Scanned PDFs and OCR
If the PDF was created from a scan or a photo, it may contain no text at all—only images of pages. In that case, any text you get is from OCR (optical character recognition). OCR can introduce its own errors: wrong characters, split or merged words, and incorrect line breaks if the layout detection is wrong. So “text breaks” in scanned PDFs can be a mix of PDF structure issues and OCR issues.
What you can do
Use a converter that understands layout. Some tools try to detect paragraphs and tables and output structured Word or HTML. Results vary by PDF; try a few and see which gives the cleanest result for your type of document.
Clean up in Word (or another editor) after conversion. Find-and-replace can fix repeated spaces or odd line breaks. For short documents, manual reformatting may be faster than fighting the converter.
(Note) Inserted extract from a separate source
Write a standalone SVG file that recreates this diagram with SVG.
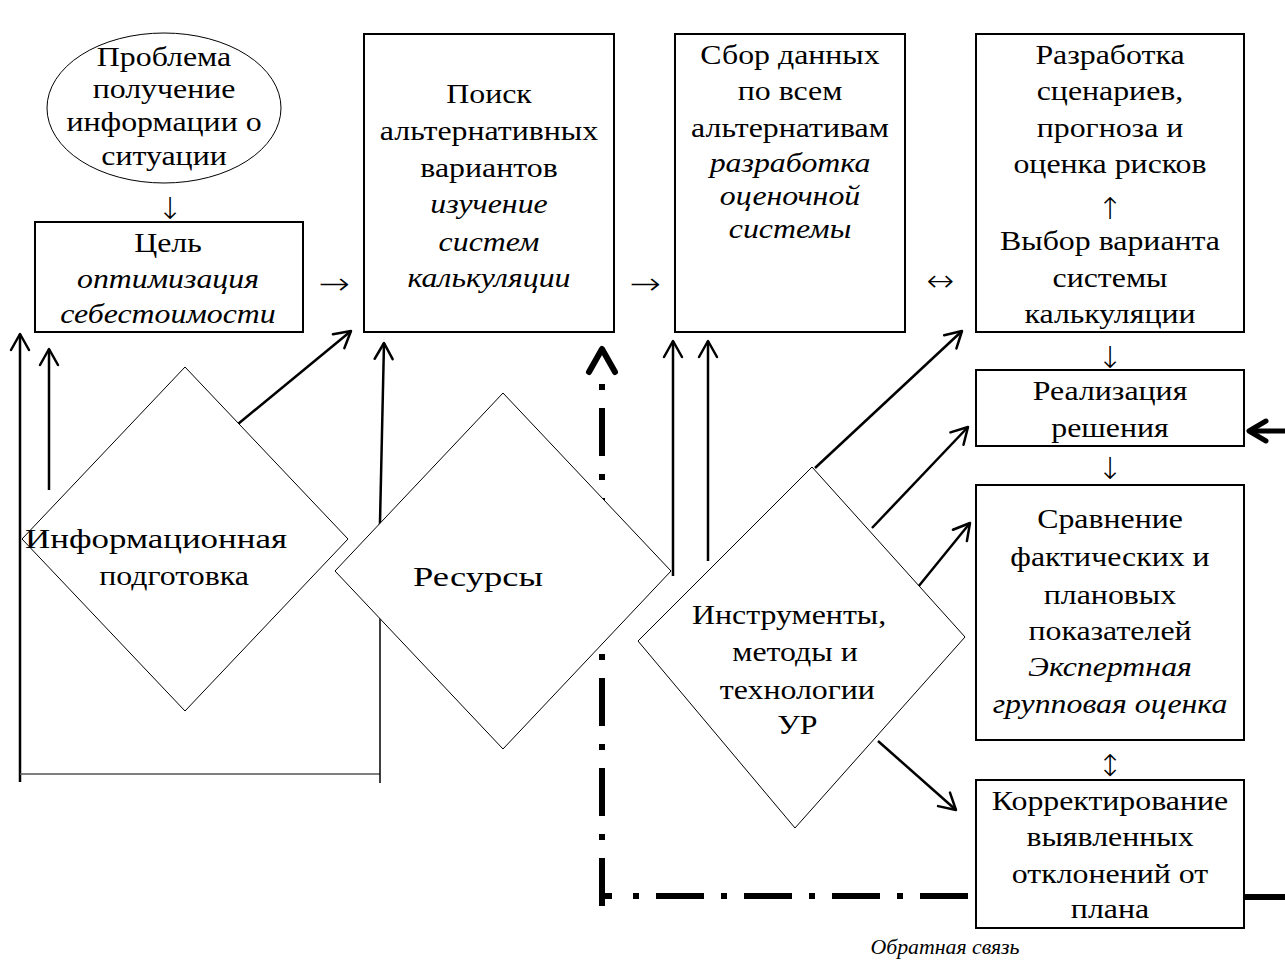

Work from the original source when possible. If the PDF was exported from Word or another editor, getting the original file avoids PDF extraction issues entirely.
For scanned PDFs, ensure good scan quality and OCR. Straight, high-resolution scans and a capable OCR engine improve both accuracy and layout detection, which in turn reduces broken or misordered text.
Summary
Choosing a conversion tool
Different “PDF to Word” or “PDF to text” tools use different strategies for layout detection. Some focus on reading order; others try to detect tables and columns. No tool is perfect for every PDF, so it’s worth trying more than one if the first result is messy. For scanned PDFs, ensure the tool runs OCR and that the OCR output is what gets converted—otherwise you may get no text or gibberish. For native (digital) PDFs, the main challenge is layout and table detection; for scanned PDFs, both OCR accuracy and layout matter.
PDF text breaks because the format stores positioned characters, not logical lines or paragraphs. Copy and conversion tools have to infer structure, and that inference can be wrong for complex layouts, tables, and multi-column text. Knowing this helps you choose the right tools and plan for a bit of cleanup when you need editable text from a PDF.